Cuts to student places are having a material impact on Scotland’s growth ambitions. A recent survey also found that firms expect a 58 per cent increase in engineering roles like fabricators over the next two years. Colleges are training around 2,000 welding and fabrication students every year but, with additional funding, this could be increased to more than 5,000.

It’s not that the talent and jobs don’t exist in Scotland – it’s that our colleges don’t have the funding to train enough people to meet demand. This is a direct consequence of investment in our colleges falling by 20% since 2021/22.

Scotland’s growth industries can deliver – so the government needs to get behind them

Scotland is internationally competitive in many established sectors, including financial services, energy, food and drink, professional services, education and the creative industries, as well as emerging industries like clean power, tech and life sciences.

The Scottish Government should back the growth plans for these sectors through additional investment in the budget for economic development (which currently represents only 1.2 per cent of total spend) to support improvements in productivity, entrepreneurship, innovation and exporting in Scottish companies, including small and medium‑sized enterprises (SMEs).

Fund a pragmatic transition to clean power

Scotland has a once‑in‑a‑generation opportunity to clean up its economy and improve living standards through the transition to electricity generated by clean sources like wind, hydrogen and solar.

The Scottish Government should use this budget to back the Scottish‑based industries that are working on the mission to decarbonise electricity generation by 2030. This must come alongside long‑term commitments to invest in training programmes for regions and industrial locations most affected by the transition, including the North East, Grangemouth and Mossmorran.

Deliver infrastructure as a route to growth

Infrastructure connects growth and opportunity by enabling people to access jobs, linking businesses to customers and getting goods to market.

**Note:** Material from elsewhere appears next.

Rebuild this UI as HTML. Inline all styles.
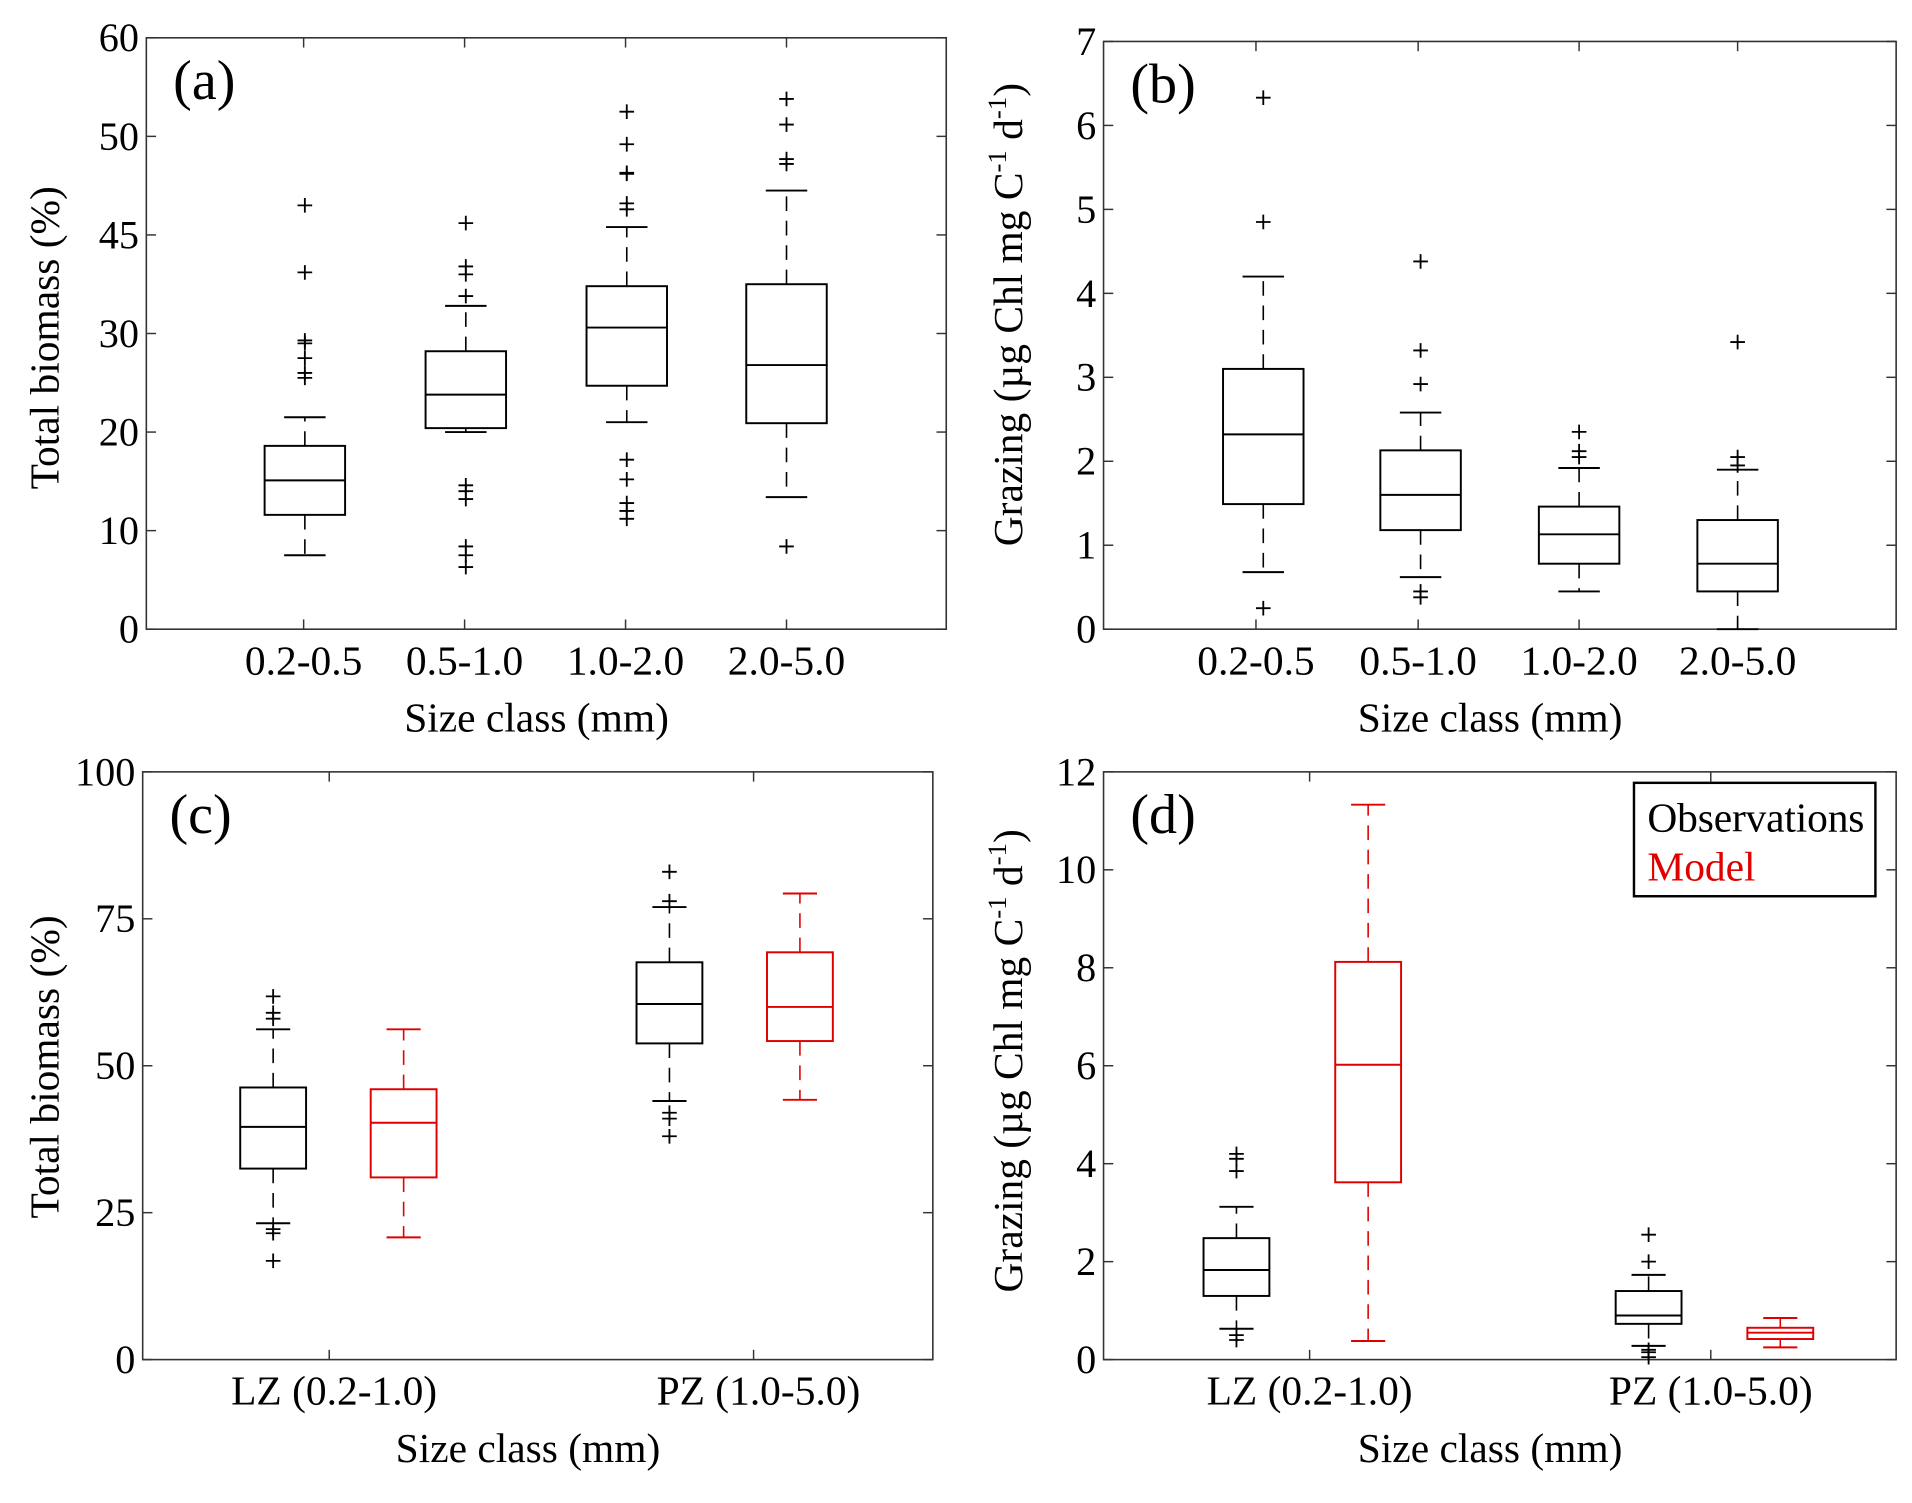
<!DOCTYPE html>
<html><head><meta charset="utf-8">
<style>
html,body{margin:0;padding:0;background:#fff;}
svg{display:block;}
text{font-family:"Liberation Serif",serif;fill:#000;}
</style></head>
<body>
<svg id="fig" width="1912" height="1503" viewBox="0 0 1568 1232.6" xmlns="http://www.w3.org/2000/svg"></svg>
<script>
// ---- data ----
const catsAB = ["0.2-0.5","0.5-1.0","1.0-2.0","2.0-5.0"];
const catsCD = ["LZ (0.2-1.0)","PZ (1.0-5.0)"];
const ticksA = ["0","10","20","30","45","50","60"];
const ticksB = ["0","1","2","3","4","5","6","7"];
const ticksC = ["0","25","50","75","100"];
const ticksD = ["0","2","4","6","8","10","12"];
// [whiskerLow, q1, median, q3, whiskerHigh]
const statsA = [[7.5,11.6,15.1,18.6,21.5],[20,20.4,23.8,28.2,32.8],[21,24.7,30.6,34.8,40.8],[13.4,20.9,26.8,35,44.5]];
const outA = [[25.5,26,27.5,29,29.3,36.2,43],[41.2,36.8,36.0,33.8,14.6,14.0,13.2,8.4,7.5,6.3],[52.5,49.2,46.3,46.2,43.2,42.6,17.2,15.2,12.8,12,11.2],[53.8,51.2,47.7,47.2,8.4]];
const statsB = [[0.68,1.49,2.32,3.1,4.2],[0.62,1.18,1.6,2.13,2.58],[0.45,0.78,1.13,1.46,1.92],[0,0.45,0.78,1.3,1.9]];
const outB = [[6.33,4.85,0.25],[4.38,3.32,2.92,0.45,0.38],[2.35,2.12,2.05],[3.42,2.05,1.95]];
const statsCobs = [[23.2,32.5,39.6,46.3,56.2],[44,53.8,60.5,67.6,77]];
const outCobs = [[61.8,59,58,22.2,21.5,16.8],[83,78,42,41,38]];
const statsCmod = [[20.8,31,40.3,46,56.2],[44.2,54.2,60,69.3,79.3]];
const statsDobs = [[0.63,1.3,1.83,2.48,3.12],[0.28,0.73,0.9,1.4,1.73]];
const outDobs = [[4.2,4.1,3.85,0.5,0.4],[2.55,2.0,0.2,0.15,0.05]];
const statsDmod = [[0.38,3.62,6.02,8.12,11.33],[0.25,0.42,0.55,0.65,0.85]];

const NS = "http://www.w3.org/2000/svg";
const svg = document.getElementById('fig');
function el(tag, attrs, parent){const e=document.createElementNS(NS,tag);for(const k in attrs)e.setAttribute(k,attrs[k]);(parent||svg).appendChild(e);return e;}

function panel(p){
  const g = el('g',{});
  
  
  const yScale = v => p.y1 - (v - p.vmin)/(p.vmax - p.vmin)*(p.y1 - p.y0);
  const frame = el('rect',{x:p.x0,y:p.y0,width:p.x1-p.x0,height:p.y1-p.y0,fill:'none',stroke:'#333','stroke-width':1.3},g);
  
  
  const n = p.ticks.length;
  p.ticks.forEach((t,i)=>{
    const y = p.y1 - i*(p.y1-p.y0)/(n-1);
    el('line',{x1:p.x0,x2:p.x0+8,y1:y,y2:y,stroke:'#333','stroke-width':1.2},g);
    el('line',{x1:p.x1,x2:p.x1-8,y1:y,y2:y,stroke:'#333','stroke-width':1.2},g);
    const tx = el('text',{x:p.x0-6,y:y+11,'text-anchor':'end','font-size':33},g);
    tx.textContent = t;
    
    
  });
  p.cats.forEach((c,i)=>{
    const x = p.tickX[i];
    el('line',{x1:x,x2:x,y1:p.y1,y2:p.y1-8,stroke:'#333','stroke-width':1.2},g);
    el('line',{x1:x,x2:x,y1:p.y0,y2:p.y0+8,stroke:'#333','stroke-width':1.2},g);
    const tx = el('text',{x:x+(p.labelDx||0),y:p.y1+37,'text-anchor':'middle','font-size':34},g);
    tx.textContent = c;
    
    
  });
  const xt = el('text',{x:(p.x0+p.x1)/2-8,y:p.y1+84,'text-anchor':'middle','font-size':34},g);
  xt.textContent = 'Size class (mm)';
  
  
  const lab = el('text',{x:p.x0+22,y:p.y0+50,'font-size':46},g);
  lab.textContent = p.label;
  
  
  const yt = el('text',{transform:`translate(${p.yTitleX},${p.yTitleY}) rotate(-90)`,'text-anchor':'middle','font-size':34},g);
  
  
  if(p.grazing){
    yt.innerHTML = 'Grazing (µg Chl mg C<tspan dy="-13" font-size="22">-1</tspan><tspan dy="13"> d</tspan><tspan dy="-13" font-size="22">-1</tspan><tspan dy="13">)</tspan>';
  } else yt.textContent = 'Total biomass (%)';
  p.series.forEach(s=>{
    s.stats.forEach((st,i)=>{
      const cx = s.xs[i], w = p.boxW, cw = p.capW;
      const bg = el('g',{},g);
      
      
      const col = s.color;
      const [lo,q1,md,q3,hi] = st.map(yScale);
      el('line',{x1:cx,x2:cx,y1:q3,y2:hi,stroke:col,'stroke-width':1.3,'stroke-dasharray':'12,8'},bg);
      el('line',{x1:cx,x2:cx,y1:q1,y2:lo,stroke:col,'stroke-width':1.3,'stroke-dasharray':'12,8'},bg);
      el('line',{x1:cx-cw/2,x2:cx+cw/2,y1:hi,y2:hi,stroke:col,'stroke-width':1.6},bg);
      el('line',{x1:cx-cw/2,x2:cx+cw/2,y1:lo,y2:lo,stroke:col,'stroke-width':1.6},bg);
      el('rect',{x:cx-w/2,y:q3,width:w,height:q1-q3,fill:'none',stroke:col,'stroke-width':1.6},bg);
      el('line',{x1:cx-w/2,x2:cx+w/2,y1:md,y2:md,stroke:col,'stroke-width':1.6},bg);
      (s.out?s.out[i]:[]).forEach(o=>{
        const y = yScale(o);
        const m = el('path',{d:`M${cx-6},${y}H${cx+6}M${cx},${y-6}V${y+6}`,stroke:col,'stroke-width':1.5},bg);
        
        
      });
    });
  });
}

panel({name:'panel-a',label:'(a)',x0:120,x1:776,y0:31,y1:516,vmin:0,vmax:60,ticks:ticksA,cats:catsAB,tickX:[249,381,513,645],
  yTitleX:48,yTitleY:277,boxW:66,capW:34,
  series:[{key:'a',color:'#000',xs:[250,382,514,645],stats:statsA,out:outA}]});
panel({name:'panel-b',label:'(b)',x0:905,x1:1555,y0:34,y1:516,vmin:0,vmax:7,ticks:ticksB,cats:catsAB,tickX:[1030,1163,1295,1425],
  yTitleX:838,yTitleY:258,boxW:66,capW:34,grazing:true,
  series:[{key:'b',color:'#000',xs:[1036,1165,1295,1425],stats:statsB,out:outB}]});
panel({name:'panel-c',label:'(c)',x0:117,x1:765,y0:633,y1:1115,vmin:0,vmax:100,ticks:ticksC,cats:catsCD,tickX:[270,618],labelDx:4,
  yTitleX:48,yTitleY:875,boxW:54,capW:28,
  series:[{key:'c-obs',color:'#000',xs:[224,549],stats:statsCobs,out:outCobs},{key:'c-model',color:'#e00000',xs:[331,656],stats:statsCmod}]});
panel({name:'panel-d',label:'(d)',x0:905,x1:1555,y0:633,y1:1115,vmin:0,vmax:12,ticks:ticksD,cats:catsCD,tickX:[1074,1403],
  yTitleX:838,yTitleY:870,boxW:54,capW:28,grazing:true,
  series:[{key:'d-obs',color:'#000',xs:[1014,1352],stats:statsDobs,out:outDobs},{key:'d-model',color:'#e00000',xs:[1122,1460],stats:statsDmod}]});

const lg = el('g',{});


el('rect',{x:1340,y:642,width:198,height:93,fill:'#fff',stroke:'#000','stroke-width':2},lg);
const l1 = el('text',{x:1351,y:682,'font-size':34},lg);
l1.textContent='Observations';
l1.setAttribute('textLength','178');


const l2 = el('text',{x:1351,y:722,'font-size':34},lg);
l2.textContent='Model';
l2.style.fill='#e00000';


</script>
</body></html>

The Scottish Government should use the draft infrastructure strategy and infrastructure delivery pipeline – due to be published alongside the budget and spending review – to deliver infrastructure that unlocks business investment and growth across all parts of Scotland. For example, the funding previously cut for the Affordable Housing Supply Programme should be fully reinstated in real terms to £955 million, building on the welcome commitment to multi‑year investment in the action plan for the housing emergency.

Strengthen place-based economic partnerships

Prosper welcomed the first minister’s announcement in November of progress on the Scottish regional devolution agenda by placing regional economic partnerships on a statutory footing. We hope to see this reflected in the budget, including confirmation of the capacity funding required to support the development of regional economic partnerships and place‑based plans that join up public and private investment.

Conclusion

This could be a Scottish budget that kickstarts growth everyone can benefit from: giving businesses certainty, funding skills, backing competitive sectors, and delivering the clean power, infrastructure and partnerships that unlock investment across every region.